##### Source material
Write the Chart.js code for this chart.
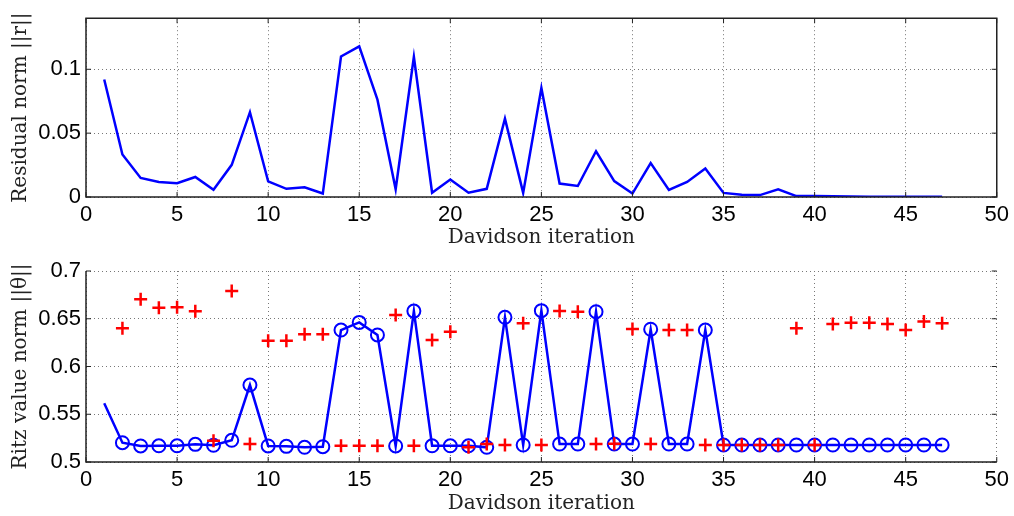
<!DOCTYPE html>
<html>
<head>
<meta charset="utf-8">
<script src="https://cdn.jsdelivr.net/npm/chart.js@4"></script>
<style>
  body { margin: 0; background: #fff; }
  #wrap { position: relative; width: 1014px; height: 516px; }
  .box { position: absolute; left: 0; width: 1014px; }
</style>
</head>
<body>
<div id="wrap">
  <div class="box" style="top:0;height:250px"><canvas id="residualChart"></canvas></div>
  <div class="box" style="top:250px;height:266px"><canvas id="ritzChart"></canvas></div>
</div>
<script>
// Davidson iterations
const iterations = [1, 2, 3, 4, 5, 6, 7, 8, 9, 10, 11, 12, 13, 14, 15, 16, 17, 18, 19, 20,
    21, 22, 23, 24, 25, 26, 27, 28, 29, 30, 31, 32, 33, 34, 35, 36, 37, 38, 39, 40,
    41, 42, 43, 44, 45, 46, 47];

// residual norm ||r||
const residualNorm = [0.092, 0.0333, 0.0149, 0.0118, 0.0108, 0.0157, 0.0056, 0.0252, 0.0664, 0.0123,
    0.0064, 0.0076, 0.0027, 0.110, 0.1179, 0.0762, 0.0061, 0.1098, 0.0034, 0.0137,
    0.0034, 0.0064, 0.0613, 0.0032, 0.0853, 0.0105, 0.0086, 0.0358, 0.0125, 0.0027,
    0.0265, 0.0056, 0.0118, 0.0223, 0.0032, 0.0017, 0.0015, 0.0061, 0.0007, 0.0007,
    0.0005, 0.0003, 0.0002, 0.0002, 0.0001, 0.0001, 0.0001];

// Ritz value norm ||theta||, selected (blue) and other (red)
const ritzSelected = [0.5615, 0.5202, 0.5168, 0.517, 0.517, 0.5185, 0.5175, 0.5227, 0.5806, 0.5168,
    0.5164, 0.5154, 0.516, 0.6382, 0.6462, 0.633, 0.5168, 0.658, 0.517, 0.517,
    0.517, 0.5154, 0.6515, 0.5178, 0.6585, 0.5188, 0.5188, 0.6574, 0.5188, 0.5188,
    0.639, 0.5188, 0.5188, 0.6382, 0.5178, 0.5178, 0.5178, 0.5178, 0.5178, 0.5178,
    0.5178, 0.5178, 0.5178, 0.5178, 0.5178, 0.5178, 0.5178];
const ritzOther = [null, 0.640, 0.6704, 0.6616, 0.662, 0.6578, 0.5223, 0.679, 0.5188, 0.627,
    0.627, 0.6337, 0.6337, 0.517, 0.517, 0.517, 0.654, 0.517, 0.6277, 0.6365,
    0.5154, 0.5188, 0.5178, 0.6452, 0.5178, 0.658, 0.6574, 0.5188, 0.519, 0.6393,
    0.5188, 0.6382, 0.6382, 0.5178, 0.5178, 0.5178, 0.5178, 0.5178, 0.640, 0.5178,
    0.6445, 0.6459, 0.6459, 0.6445, 0.6382, 0.647, 0.6452];

const xTicks = [0, 5, 10, 15, 20, 25, 30, 35, 40, 45, 50];
const residualTicks = [0, 0.05, 0.1];
const ritzTicks = [0.5, 0.55, 0.6, 0.65, 0.7];

const tickFont = { family: 'Liberation Sans', size: 22 };
const titleFont = { family: 'DejaVu Serif', size: 20 };

function points(ys) {
    return iterations.map((x, i) => ({ x: x, y: ys[i] }));
}

// draws the axes frame and inward tick marks, matlab style
function framePlugin(fullBox) {
    return {
        id: 'frame',
        afterDatasetsDraw(chart) {
            const ctx = chart.ctx;
            const a = chart.chartArea;
            const xs = chart.scales.x, ys = chart.scales.y;
            ctx.save();
            ctx.strokeStyle = '#222';
            ctx.lineWidth = 1.5;
            ctx.beginPath();
            if (fullBox) {
                ctx.rect(a.left, a.top, a.right - a.left, a.bottom - a.top);
            } else {
                ctx.moveTo(a.left, a.top);
                ctx.lineTo(a.left, a.bottom);
                ctx.lineTo(a.right, a.bottom);
            }
            ctx.stroke();
            ctx.lineWidth = 1;
            ctx.beginPath();
            xs.ticks.forEach(t => {
                const px = xs.getPixelForValue(t.value);
                ctx.moveTo(px, a.bottom);
                ctx.lineTo(px, a.bottom - 5);
                if (fullBox) {
                    ctx.moveTo(px, a.top);
                    ctx.lineTo(px, a.top + 5);
                }
            });
            ys.ticks.forEach(t => {
                const py = ys.getPixelForValue(t.value);
                ctx.moveTo(a.left, py);
                ctx.lineTo(a.left + 5, py);
                ctx.moveTo(a.right, py);
                ctx.lineTo(a.right - 5, py);
            });
            ctx.stroke();
            ctx.restore();
        }
    };
}

function axes(yMin, yMax, yTicks, yTitle, xHeight) {
    const grid = { color: '#777', drawTicks: false, lineWidth: 1 };
    const border = { display: false, dash: [1, 3] };
    return {
        x: {
            type: 'linear', min: 0, max: 50,
            afterBuildTicks: s => { s.ticks = xTicks.map(v => ({ value: v })); },
            afterFit: s => { s.height = xHeight; },
            grid: grid,
            border: border,
            ticks: { font: tickFont, color: '#000', padding: 5, maxRotation: 0 },
            title: { display: true, text: 'Davidson iteration', font: titleFont, color: '#222', padding: { top: -3, bottom: 0 } }
        },
        y: {
            min: yMin, max: yMax,
            afterBuildTicks: s => { s.ticks = yTicks.map(v => ({ value: v })); },
            afterFit: s => { s.width = 86; },
            grid: grid,
            border: border,
            ticks: { font: tickFont, color: '#000', padding: 5, callback: v => String(v) },
            title: { display: true, text: yTitle, font: titleFont, color: '#222', padding: { top: 9, bottom: 0 } }
        }
    };
}

new Chart(document.getElementById('residualChart'), {
    type: 'line',
    data: {
        datasets: [{
            data: points(residualNorm),
            borderColor: '#0000ff',
            borderWidth: 2.5,
            pointRadius: 0,
            tension: 0
        }]
    },
    options: {
        responsive: true,
        maintainAspectRatio: false,
        animation: false,
        layout: { padding: { top: 6, right: 17, left: 0, bottom: 0 } },
        plugins: { legend: { display: false }, tooltip: { enabled: false } },
        scales: axes(0, 0.14, residualTicks, 'Residual norm ||r||', 53)
    },
    plugins: [framePlugin(true)]
});

new Chart(document.getElementById('ritzChart'), {
    type: 'line',
    data: {
        datasets: [{
            data: points(ritzOther),
            showLine: false,
            pointStyle: 'cross',
            pointRadius: 6.5,
            pointBorderWidth: 2.5,
            borderColor: '#ff0000',
            order: 0
        }, {
            data: points(ritzSelected),
            borderColor: '#0000ff',
            borderWidth: 2.5,
            pointStyle: 'circle',
            pointBorderWidth: 2,
            pointBackgroundColor: 'rgba(0,0,0,0)',
            pointBorderColor: '#0000ff',
            pointRadius: iterations.map(x => x === 1 ? 0 : 6.5),
            tension: 0,
            order: 1
        }]
    },
    options: {
        responsive: true,
        maintainAspectRatio: false,
        animation: false,
        layout: { padding: { top: 21, right: 17, left: 0, bottom: 0 } },
        plugins: { legend: { display: false }, tooltip: { enabled: false } },
        scales: axes(0.5, 0.7, ritzTicks, 'Ritz value norm ||θ||', 54)
    },
    plugins: [framePlugin(false)]
});
</script>
</body>
</html>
##########
◆ **Do this**
Retype each line of the listing above word for word. Exclude the pictures.

◆ **Reply**
Write the Chart.js code for this chart.
<!DOCTYPE html>
<html>
<head>
<meta charset="utf-8">
<script src="https://cdn.jsdelivr.net/npm/chart.js@4"></script>
<style>
  body { margin: 0; background: #fff; }
  #wrap { position: relative; width: 1014px; height: 516px; }
  .box { position: absolute; left: 0; width: 1014px; }
</style>
</head>
<body>
<div id="wrap">
  <div class="box" style="top:0;height:250px"><canvas id="residualChart"></canvas></div>
  <div class="box" style="top:250px;height:266px"><canvas id="ritzChart"></canvas></div>
</div>
<script>
// Davidson iterations
const iterations = [1, 2, 3, 4, 5, 6, 7, 8, 9, 10, 11, 12, 13, 14, 15, 16, 17, 18, 19, 20,
    21, 22, 23, 24, 25, 26, 27, 28, 29, 30, 31, 32, 33, 34, 35, 36, 37, 38, 39, 40,
    41, 42, 43, 44, 45, 46, 47];

// residual norm ||r||
const residualNorm = [0.092, 0.0333, 0.0149, 0.0118, 0.0108, 0.0157, 0.0056, 0.0252, 0.0664, 0.0123,
    0.0064, 0.0076, 0.0027, 0.110, 0.1179, 0.0762, 0.0061, 0.1098, 0.0034, 0.0137,
    0.0034, 0.0064, 0.0613, 0.0032, 0.0853, 0.0105, 0.0086, 0.0358, 0.0125, 0.0027,
    0.0265, 0.0056, 0.0118, 0.0223, 0.0032, 0.0017, 0.0015, 0.0061, 0.0007, 0.0007,
    0.0005, 0.0003, 0.0002, 0.0002, 0.0001, 0.0001, 0.0001];

// Ritz value norm ||theta||, selected (blue) and other (red)
const ritzSelected = [0.5615, 0.5202, 0.5168, 0.517, 0.517, 0.5185, 0.5175, 0.5227, 0.5806, 0.5168,
    0.5164, 0.5154, 0.516, 0.6382, 0.6462, 0.633, 0.5168, 0.658, 0.517, 0.517,
    0.517, 0.5154, 0.6515, 0.5178, 0.6585, 0.5188, 0.5188, 0.6574, 0.5188, 0.5188,
    0.639, 0.5188, 0.5188, 0.6382, 0.5178, 0.5178, 0.5178, 0.5178, 0.5178, 0.5178,
    0.5178, 0.5178, 0.5178, 0.5178, 0.5178, 0.5178, 0.5178];
const ritzOther = [null, 0.640, 0.6704, 0.6616, 0.662, 0.6578, 0.5223, 0.679, 0.5188, 0.627,
    0.627, 0.6337, 0.6337, 0.517, 0.517, 0.517, 0.654, 0.517, 0.6277, 0.6365,
    0.5154, 0.5188, 0.5178, 0.6452, 0.5178, 0.658, 0.6574, 0.5188, 0.519, 0.6393,
    0.5188, 0.6382, 0.6382, 0.5178, 0.5178, 0.5178, 0.5178, 0.5178, 0.640, 0.5178,
    0.6445, 0.6459, 0.6459, 0.6445, 0.6382, 0.647, 0.6452];

const xTicks = [0, 5, 10, 15, 20, 25, 30, 35, 40, 45, 50];
const residualTicks = [0, 0.05, 0.1];
const ritzTicks = [0.5, 0.55, 0.6, 0.65, 0.7];

const tickFont = { family: 'Liberation Sans', size: 22 };
const titleFont = { family: 'DejaVu Serif', size: 20 };

function points(ys) {
    return iterations.map((x, i) => ({ x: x, y: ys[i] }));
}

// draws the axes frame and inward tick marks, matlab style
function framePlugin(fullBox) {
    return {
        id: 'frame',
        afterDatasetsDraw(chart) {
            const ctx = chart.ctx;
            const a = chart.chartArea;
            const xs = chart.scales.x, ys = chart.scales.y;
            ctx.save();
            ctx.strokeStyle = '#222';
            ctx.lineWidth = 1.5;
            ctx.beginPath();
            if (fullBox) {
                ctx.rect(a.left, a.top, a.right - a.left, a.bottom - a.top);
            } else {
                ctx.moveTo(a.left, a.top);
                ctx.lineTo(a.left, a.bottom);
                ctx.lineTo(a.right, a.bottom);
            }
            ctx.stroke();
            ctx.lineWidth = 1;
            ctx.beginPath();
            xs.ticks.forEach(t => {
                const px = xs.getPixelForValue(t.value);
                ctx.moveTo(px, a.bottom);
                ctx.lineTo(px, a.bottom - 5);
                if (fullBox) {
                    ctx.moveTo(px, a.top);
                    ctx.lineTo(px, a.top + 5);
                }
            });
            ys.ticks.forEach(t => {
                const py = ys.getPixelForValue(t.value);
                ctx.moveTo(a.left, py);
                ctx.lineTo(a.left + 5, py);
                ctx.moveTo(a.right, py);
                ctx.lineTo(a.right - 5, py);
            });
            ctx.stroke();
            ctx.restore();
        }
    };
}

function axes(yMin, yMax, yTicks, yTitle, xHeight) {
    const grid = { color: '#777', drawTicks: false, lineWidth: 1 };
    const border = { display: false, dash: [1, 3] };
    return {
        x: {
            type: 'linear', min: 0, max: 50,
            afterBuildTicks: s => { s.ticks = xTicks.map(v => ({ value: v })); },
            afterFit: s => { s.height = xHeight; },
            grid: grid,
            border: border,
            ticks: { font: tickFont, color: '#000', padding: 5, maxRotation: 0 },
            title: { display: true, text: 'Davidson iteration', font: titleFont, color: '#222', padding: { top: -3, bottom: 0 } }
        },
        y: {
            min: yMin, max: yMax,
            afterBuildTicks: s => { s.ticks = yTicks.map(v => ({ value: v })); },
            afterFit: s => { s.width = 86; },
            grid: grid,
            border: border,
            ticks: { font: tickFont, color: '#000', padding: 5, callback: v => String(v) },
            title: { display: true, text: yTitle, font: titleFont, color: '#222', padding: { top: 9, bottom: 0 } }
        }
    };
}

new Chart(document.getElementById('residualChart'), {
    type: 'line',
    data: {
        datasets: [{
            data: points(residualNorm),
            borderColor: '#0000ff',
            borderWidth: 2.5,
            pointRadius: 0,
            tension: 0
        }]
    },
    options: {
        responsive: true,
        maintainAspectRatio: false,
        animation: false,
        layout: { padding: { top: 6, right: 17, left: 0, bottom: 0 } },
        plugins: { legend: { display: false }, tooltip: { enabled: false } },
        scales: axes(0, 0.14, residualTicks, 'Residual norm ||r||', 53)
    },
    plugins: [framePlugin(true)]
});

new Chart(document.getElementById('ritzChart'), {
    type: 'line',
    data: {
        datasets: [{
            data: points(ritzOther),
            showLine: false,
            pointStyle: 'cross',
            pointRadius: 6.5,
            pointBorderWidth: 2.5,
            borderColor: '#ff0000',
            order: 0
        }, {
            data: points(ritzSelected),
            borderColor: '#0000ff',
            borderWidth: 2.5,
            pointStyle: 'circle',
            pointBorderWidth: 2,
            pointBackgroundColor: 'rgba(0,0,0,0)',
            pointBorderColor: '#0000ff',
            pointRadius: iterations.map(x => x === 1 ? 0 : 6.5),
            tension: 0,
            order: 1
        }]
    },
    options: {
        responsive: true,
        maintainAspectRatio: false,
        animation: false,
        layout: { padding: { top: 21, right: 17, left: 0, bottom: 0 } },
        plugins: { legend: { display: false }, tooltip: { enabled: false } },
        scales: axes(0.5, 0.7, ritzTicks, 'Ritz value norm ||θ||', 54)
    },
    plugins: [framePlugin(false)]
});
</script>
</body>
</html>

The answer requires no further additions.